I think you could pick things out of this quote and posture Bernhard into them. Contradiction–surely. Self-imposed pressure–definitely. I would also say these qualities aren’t specific to Lish, though. So-called Lishians often default into a kind of prosody that depends on physical characteristics of sound to help move meaning within a sentence. In other words, sound thematizes presence and produces the emotional effect; and sound thematization is the affect of Lishian prose. So, for example, a sentence that evokes a sharpness and harshness would have a lot of alliterative K-sounds, or something. Diane Williams’ sentences are very proud of this prose. Look at this, from “One of The Great Drawbacks” in Vicky Swanky is a Beauty:
If left to themselves, they fight like fiends or yell out the great news and one of these girls is entirely out of danger.
Notice the alliteration and assonance in the first part of sentence on the F-sounds, the short E’s, and long I’s. From a “craft perspective,” I guess, there’s a sense that making the sounds of the words symbiotic take precedence before plot and character. Composition first depends on making the sounds interesting, and lead the other components into the story. It’s a very different set of restrictions on the writer to depend on the physical properties of language than what Bernhard is doing.
But, I think, Bernhard is one of the most musical writers I’ve ever read. There’s a quote by him somewhere that details his focus on style, and he calls it a “theoretical music.” Where Lishians want the reader to “hear” the prose in the head, Bernhard wants her to feel the consciousness of the ostensible narrator as if she were listening to music; namely, the composition of Old Masters, or Frost, or The Loser. Bernhard’s favorite technique to achieve this effect is repetition with slight variation which, if I remember correctly, is the most infantile way to describe the classical sonata.
Incidentally, he was speaking English, which I found agreeable, but then suddenly also German, very broken German, that broken German which all Englishmen speak when they believe they know German, which, however, is never the case, Reger said, the Englishman probably wanted to speak German rather than English in order to improve his German, and after all why not, when abroad one prefers to speak the foreign language unless one is a blockhead, and so in his broken German he said that he had in fact come to Austria and to Vienna solely for the White-Bearded Man, he was not interested in the museum as a whole, not in the least, he was not one for museums, he hated museums and had always only visited them reluctantly, he had only come to the Vienna Kunsthistorisches Museum in order to study the White-Bearded Man because back home he had just such a White-Breaded Man hanging over his bed in his bedroom in Wales, in actual fact the same White-Bearded Man, the Englishman said, Reger said.

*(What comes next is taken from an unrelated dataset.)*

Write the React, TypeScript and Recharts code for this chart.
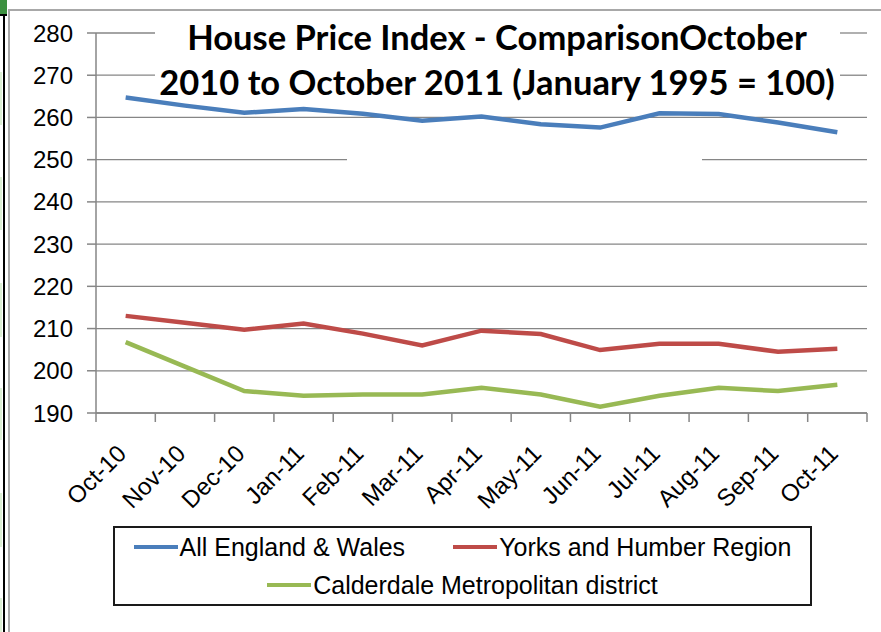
import React from 'react';
import { LineChart, Line, XAxis, YAxis, CartesianGrid, Legend } from 'recharts';

const months = ['Oct-10', 'Nov-10', 'Dec-10', 'Jan-11', 'Feb-11', 'Mar-11', 'Apr-11', 'May-11', 'Jun-11', 'Jul-11', 'Aug-11', 'Sep-11', 'Oct-11'];
const englandWales = [264.7, 262.8, 261.1, 262.0, 260.9, 259.2, 260.2, 258.4, 257.6, 261.0, 260.8, 258.8, 256.5];
const yorksHumber = [213.0, 211.4, 209.7, 211.2, 208.8, 206.0, 209.5, 208.7, 204.9, 206.4, 206.4, 204.5, 205.2];
const calderdale = [206.8, 201.0, 195.2, 194.1, 194.4, 194.4, 196.0, 194.4, 191.5, 194.1, 196.0, 195.2, 196.7];
const yTicks = [190, 200, 210, 220, 230, 240, 250, 260, 270, 280];
const seriesNames = ['All England & Wales', 'Yorks and Humber Region', 'Calderdale Metropolitan district'];
const titleLines = ['House Price Index - ComparisonOctober', '2010 to October 2011 (January 1995 = 100)'];

const data = months.map((m, i) => ({ i, month: m, ew: englandWales[i], yh: yorksHumber[i], cd: calderdale[i] }));
const labelTicks = months.map((_, i) => i);
const boundaryTicks = [...months.map((_, i) => i - 0.5), months.length - 0.5];

const AXIS = '#868686';
const FONT = '"Liberation Sans", Arial, sans-serif';

// pixel gaps in gridlines where the title box hides them (index: 0 = 190 ... 9 = 280)
const gridGaps: Record<number, [number, number]> = { 9: [155, 840], 8: [155, 840], 6: [347, 702] };

const renderGridLine = (props: any) => {
  const { x1, x2, y1, index } = props;
  const gap = gridGaps[index];
  if (!gap) return <line key={`g${index}`} x1={x1} x2={x2} y1={y1} y2={y1} stroke={AXIS} strokeWidth={1.3} />;
  return (
    <g key={`g${index}`}>
      <line x1={x1} x2={gap[0]} y1={y1} y2={y1} stroke={AXIS} strokeWidth={1.3} />
      <line x1={gap[1]} x2={x2} y1={y1} y2={y1} stroke={AXIS} strokeWidth={1.3} />
    </g>
  );
};

const EmptyTick = () => <g />;

const MonthTick = (props: any) => {
  const { x, y, payload } = props;
  const ax = x + 2;
  const ay = y + 33;
  return (
    <text x={ax} y={ay} textAnchor="end" transform={`rotate(-45 ${ax} ${ay})`} fontSize={24} fontFamily={FONT} fill="#000">
      {months[payload.value]}
    </text>
  );
};

const LegendItem = ({ entry }: any) => (
  <div style={{ display: 'flex', alignItems: 'center' }}>
    <div style={{ width: 44, height: 4.5, background: entry.color, marginRight: 2 }} />
    <span style={{ fontSize: 25, fontFamily: FONT, color: '#000', whiteSpace: 'nowrap' }}>{entry.value}</span>
  </div>
);

const LegendBox = (props: any) => {
  const payload = props.payload || [];
  const ordered = seriesNames.map((n) => payload.find((p: any) => p.value === n)).filter(Boolean);
  return (
    <div style={{ width: '100%', height: '100%', boxSizing: 'border-box', border: '2px solid #1a1a1a', background: '#fff' }}>
      <div style={{ height: 38, display: 'flex', justifyContent: 'center', alignItems: 'center', gap: 48 }}>
        {ordered.slice(0, 2).map((e: any) => <LegendItem key={e.value} entry={e} />)}
      </div>
      <div style={{ height: 38, display: 'flex', justifyContent: 'center', alignItems: 'center' }}>
        {ordered.slice(2).map((e: any) => <LegendItem key={e.value} entry={e} />)}
      </div>
    </div>
  );
};

const greenStrips = [[72, 125], [177, 230], [283, 337], [388, 440], [493, 547], [598, 632]];

export default function App() {
  return (
    <div style={{ position: 'absolute', left: 0, top: 0, width: 881, height: 632, background: '#fff', overflow: 'hidden' }}>
      {greenStrips.map(([a, b]) => (
        <div key={a} style={{ position: 'absolute', left: 0, top: a, width: 2, height: b - a, background: '#dcefd4' }} />
      ))}
      <div style={{ position: 'absolute', left: 0, top: 0, width: 7, height: 14, background: '#3d9140' }} />
      <div style={{ position: 'absolute', left: 0, top: 14, width: 7, height: 2, background: '#000' }} />
      <div style={{ position: 'absolute', left: 3, top: 14, width: 2, height: 620, background: '#000' }} />
      <div style={{ position: 'absolute', left: 8, top: 9, width: 900, height: 700, borderLeft: '2px solid #a8a8a8', borderTop: '2px solid #a8a8a8' }} />
      <div style={{ position: 'absolute', left: 0, top: 0 }}>
        <LineChart width={881} height={632} data={data} margin={{ top: 33, right: 14, left: 0, bottom: 100 }}>
          <CartesianGrid vertical={false} horizontal={renderGridLine} />
          <XAxis xAxisId="b" type="number" dataKey="i" domain={[-0.5, 12.5]} ticks={labelTicks} tick={<MonthTick />} tickLine={false} axisLine={false} tickSize={0} tickMargin={0} height={110} interval={0} allowDataOverflow />
          <XAxis xAxisId="a" type="number" dataKey="i" domain={[-0.5, 12.5]} ticks={boundaryTicks} tick={<EmptyTick />} tickSize={9} height={9} stroke={AXIS} strokeWidth={1.5} allowDataOverflow interval={0} />
          <YAxis domain={[190, 280]} ticks={yTicks} width={96} tickSize={9} tickMargin={14} stroke={AXIS} strokeWidth={1.5} interval={0} tick={{ fill: '#000', fontSize: 24, fontFamily: FONT }} />
          <Line xAxisId="b" name={seriesNames[0]} dataKey="ew" stroke="#4A7EBB" strokeWidth={4.5} dot={false} isAnimationActive={false} />
          <Line xAxisId="b" name={seriesNames[1]} dataKey="yh" stroke="#BE4B48" strokeWidth={4.5} dot={false} isAnimationActive={false} />
          <Line xAxisId="b" name={seriesNames[2]} dataKey="cd" stroke="#98B954" strokeWidth={4.5} dot={false} isAnimationActive={false} />
          <Legend layout="vertical" align="center" verticalAlign="middle" content={<LegendBox />} wrapperStyle={{ position: 'absolute', left: 113, top: 526, width: 699, height: 80 }} />
        </LineChart>
      </div>
      <div style={{ position: 'absolute', left: 297, top: 14, width: 400, display: 'flex', flexDirection: 'column', alignItems: 'center', fontFamily: 'Lato, sans-serif', fontWeight: 700, fontSize: 34.5, color: '#000', lineHeight: '45px', whiteSpace: 'nowrap' }}>
        {titleLines.map((t) => <div key={t}>{t}</div>)}
      </div>
    </div>
  );
}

I don’t think I’ve ever read a sentence by a “Lishian” that was ever this long. Where the musicality of a Lishian sentence is in the very materiality of language, Bernhard performs his music in the construction of the melody (sentence) by arranging the phrases (clauses) in this sort of point-counterpoint call and response. English calls to German, and vice versa, and we get a sense of the character within the rant; all the phrases that repeat “German” respond to Reger finding the English “agreeable” perform his total ambivalence for the Englishman. It makes me think that “Lishian” sentences still aim for a kind of story in the traditional sense, and Bernhard’s aim to stage a mind at work, a mind paralyzed (This was touched on in the Frost post). Less a story than a confession, testimony, absurd anecdote.